Growing up, I never heard “they/them” as a singular pronoun. At school and elsewhere, transgender people were the object of jokes and ridicule. As a parent in 2022, I stand amazed as I watch my own children and their friends speak with ease and confidence about a wide range of gender expressions and exploration. They do not belittle. They do not marginalize. They embrace and celebrate gender diversity.
Yet despite many advances by the LGBTQ+ community in recent decades, full equality—especially for transgender people—remains out of reach. Trans people experience discrimination every day. In jobs, housing, education, health care, and other systems, transgender people face daily barriers that prevent them from accessing basic services. Even in homeless service systems, we see overt and covert discrimination. Many trans people do not feel safe in emergency shelters. Too often, they are not able to choose which dorm room they sleep in or which bathroom they use. Young trans people and trans people of color are especially at risk of violence and exploitation.
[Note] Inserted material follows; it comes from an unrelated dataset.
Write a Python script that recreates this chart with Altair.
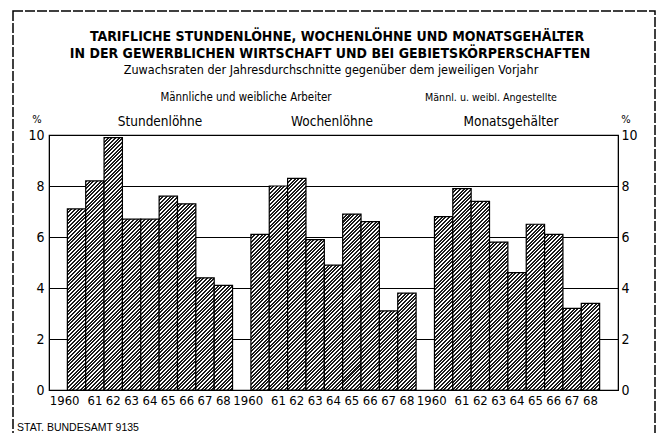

Here is the message I would like to share with transgender people experiencing homelessness in communities across the United States, in red states, blue states, and purple states: You belong.
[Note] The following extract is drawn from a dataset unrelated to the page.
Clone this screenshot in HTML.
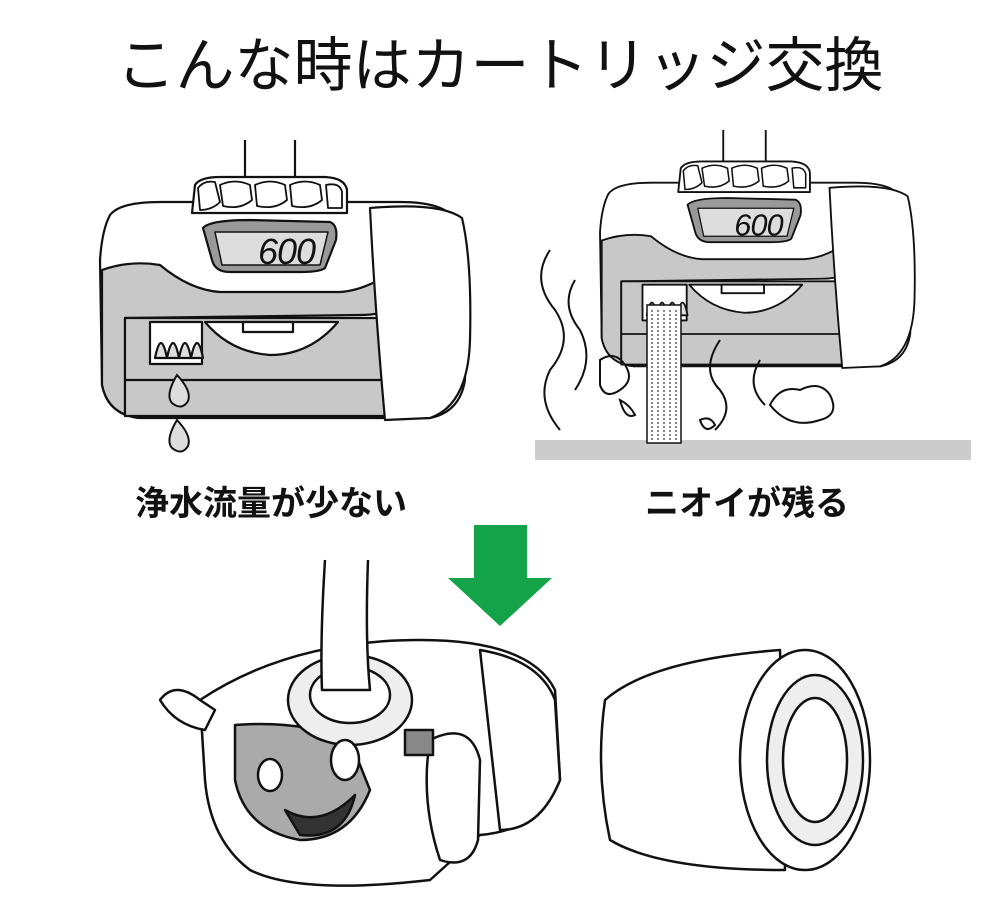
<!DOCTYPE html>
<html><head><meta charset="utf-8"><style>
body{margin:0;background:#fff;width:1000px;height:898px;overflow:hidden}
svg{position:absolute;left:0;top:0}
.t{font-family:"Liberation Sans","Noto Sans CJK JP",sans-serif}
</style></head><body>
<svg width="1000" height="898" viewBox="0 0 1000 898">
<defs>
<g id="dev" stroke="#111" stroke-width="2.2" stroke-linejoin="round">
  <line x1="145" y1="0" x2="145" y2="40"/><line x1="195" y1="0" x2="195" y2="40"/>
  <path d="M10 75 Q20 62 60 62 L300 62 Q345 62 355 80 L365 120 L365 240 Q360 272 330 278 L40 278 Q8 275 2 245 L0 120 Q2 90 10 75Z" fill="#fff"/>
  <path d="M2 130 Q30 120 60 125 Q90 150 120 152 L240 152 Q270 150 300 125 L300 168 Q280 175 260 175 L25 178 L25 275 L40 278 Q8 275 2 245Z" fill="#c8c8c8"/>
  <rect x="25" y="178" width="263" height="98" fill="#c8c8c8"/>
  <line x1="25" y1="240" x2="288" y2="240"/>
  <path d="M105 182 L238 182 Q210 215 170 215 Q130 212 105 182Z" fill="#fff"/>
  <rect x="143" y="182" width="50" height="10" fill="#fff"/>
  <rect x="50" y="182" width="52" height="42" fill="#fff"/>
  <path d="M55 218 q6 -30 12 0z M67 218 q6 -30 12 0z M79 218 q6 -30 12 0z M91 218 q6 -30 12 0z" fill="#ddd"/>
  <path d="M270 68 Q340 62 362 78 Q372 120 370 200 Q368 265 330 278 L285 280 Q275 170 270 68Z" fill="#fff"/>
  <path d="M103 88 Q110 80 150 80 L230 82 Q238 85 236 100 L225 128 Q220 132 200 132 L130 132 Q115 132 112 120Z" fill="#999"/>
  <path d="M115 92 L228 92 L220 125 L122 125Z" fill="#ddd" stroke-width="1.5"/>
  <text x="158" y="124" font-family="Liberation Sans,sans-serif" font-size="36" font-style="italic" fill="#111" stroke="none" letter-spacing="-1">600</text>
  <path d="M92 73 L95 45 Q100 37 120 37 L225 37 Q245 38 247 50 L247 73Z" fill="#fff"/>
  <path d="M100 70 L98 48 Q104 40 115 42 L120 62 Q112 70 100 70z M123 66 L120 45 Q135 38 150 45 L152 60 Q140 70 123 66z M157 66 L155 45 Q170 38 185 45 L187 60 Q175 70 157 66z M192 66 L190 45 Q205 38 220 45 L222 60 Q210 70 192 66z M228 68 L226 45 Q240 42 242 52 L242 68z" fill="#fff" stroke-width="1.8"/>
</g>
</defs>
<text class="t" x="500" y="86" font-size="59" text-anchor="middle" fill="#111">こんな時はカートリッジ交換</text>
<use href="#dev" transform="translate(100,140)"/>
<path d="M177 375 q-12 20 -5 28 q10 8 16 -2 q4 -10 -11 -26z M177 420 q-12 20 -5 28 q10 8 16 -2 q4 -10 -11 -26z" fill="#ddd" stroke="#111" stroke-width="2"/>
<rect x="535" y="440" width="436" height="20" fill="#ccc"/>
<use href="#dev" transform="translate(600,130) scale(0.85)"/>
<rect x="647" y="305" width="34" height="138" fill="#fff" stroke="#111" stroke-width="1.5"/>
<path d="M652 310 L652 440 M658 310 L658 440 M664 310 L664 440 M670 310 L670 440 M676 310 L676 440" stroke="#888" stroke-width="2" stroke-dasharray="2 2"/>
<g fill="none" stroke="#111" stroke-width="2">
<path d="M550 250 q-20 30 5 60 q20 30 -5 60 q-15 30 10 60"/>
<path d="M575 280 q-15 25 5 50 q15 30 -5 60"/>
<path d="M720 340 q-20 30 0 50 q15 20 -5 40"/>
<path d="M760 360 q-15 25 5 45"/>
<path d="M600 360 q15 -10 25 5 q10 15 -5 25 q-15 10 -20 -5z"/>
<path d="M770 405 q10 -20 30 -15 q20 -10 30 5 q10 20 -10 25 q-30 10 -50 -15z"/>
<path d="M620 400 q10 5 15 15 q-10 5 -15 -15z M700 420 q10 -5 15 5 q-10 10 -15 -5z"/>
</g>
<text class="t" x="135" y="515" font-size="34" font-weight="bold" fill="#111">浄水流量が少ない</text>
<text class="t" x="645" y="515" font-size="34" font-weight="bold" fill="#111">ニオイが残る</text>
<path d="M474 525 L527 525 L527 578 L552 578 L500 626 L448 578 L474 578Z" fill="#15a34a"/>
<g stroke="#111" stroke-width="2.5" stroke-linejoin="round">
<path d="M200 700 Q290 640 420 640 Q530 640 555 690 L560 780 Q540 830 480 835 L430 880 Q300 895 250 870 Q210 840 205 780Z" fill="#fff"/>
<path d="M235 725 Q300 720 350 740 L370 790 Q350 840 300 840 Q245 830 235 780Z" fill="#aaa"/>
<ellipse cx="350" cy="700" rx="62" ry="45" fill="#eee"/>
<ellipse cx="350" cy="695" rx="40" ry="28" fill="#fff"/>
<path d="M325 560 Q320 640 322 690 L370 690 Q365 640 368 560" fill="#fff"/>
<path d="M480 650 Q540 660 555 700 L560 780 Q540 830 500 830 L480 650Z" fill="#fff"/>
<path d="M430 740 Q470 720 480 760 L478 840 Q470 870 440 860 Q420 800 430 740Z" fill="#fff"/>
<rect x="405" y="730" width="28" height="25" fill="#888"/>
<path d="M160 700 Q175 680 200 700 L215 710 L205 730 Q175 725 160 700Z" fill="#fff"/>
<ellipse cx="270" cy="775" rx="12" ry="16" fill="#fff"/><ellipse cx="345" cy="760" rx="14" ry="20" fill="#fff"/>
<path d="M285 810 Q320 830 355 795 Q345 840 300 835Z" fill="#333"/>
<path d="M605 700 Q650 660 780 650 L785 870 Q660 870 610 840 Q595 770 605 700Z" fill="#fff"/>
<ellipse cx="805" cy="760" rx="65" ry="110" fill="#fff"/>
<ellipse cx="815" cy="760" rx="48" ry="85" fill="#eee"/>
<ellipse cx="815" cy="760" rx="32" ry="62" fill="#fff"/>
</g>
</svg>
</body></html>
The federal government and our partners have not always done enough to protect the rights and safety of transgender people. I want you to know that we at the U.S. Interagency Council on Homelessness will do everything in our power to do just that. We will acknowledge and respond to homelessness among transgender people through our speeches, our documents, and our presence in communities. We will work with our partner agencies to examine and strengthen policies to protect the rights of transgender people experiencing homelessness.
We support the work of HUD, HHS, the Department of Education, and all our council member agencies to protect the rights of trans people. We affirm HUD’s work to ensure equal access for transgender people in housing and shelters, and we implore communities to do this work not just because it is federal policy, but because it is the right thing to do. How we operationalize equity for trans people is a matter of life and death.
On this Transgender Day of Visibility, March 31, 2022, remember you belong here. You matter. We see you. We celebrate you.
We must all look to the next generation as our teachers and guides on this one. They have it right, and they give me hope.
To those making judgements or shutting out trans people: what gives you the right? To those who may be fearful of change: what are you afraid of? To those who seek to target and destroy the trans community, we will fight back with all our strength.
We should celebrate our diversity and recognize everyone's right to live. Such diversity strengthens, not weakens. It is what brings vital power, beauty, and wisdom to our society.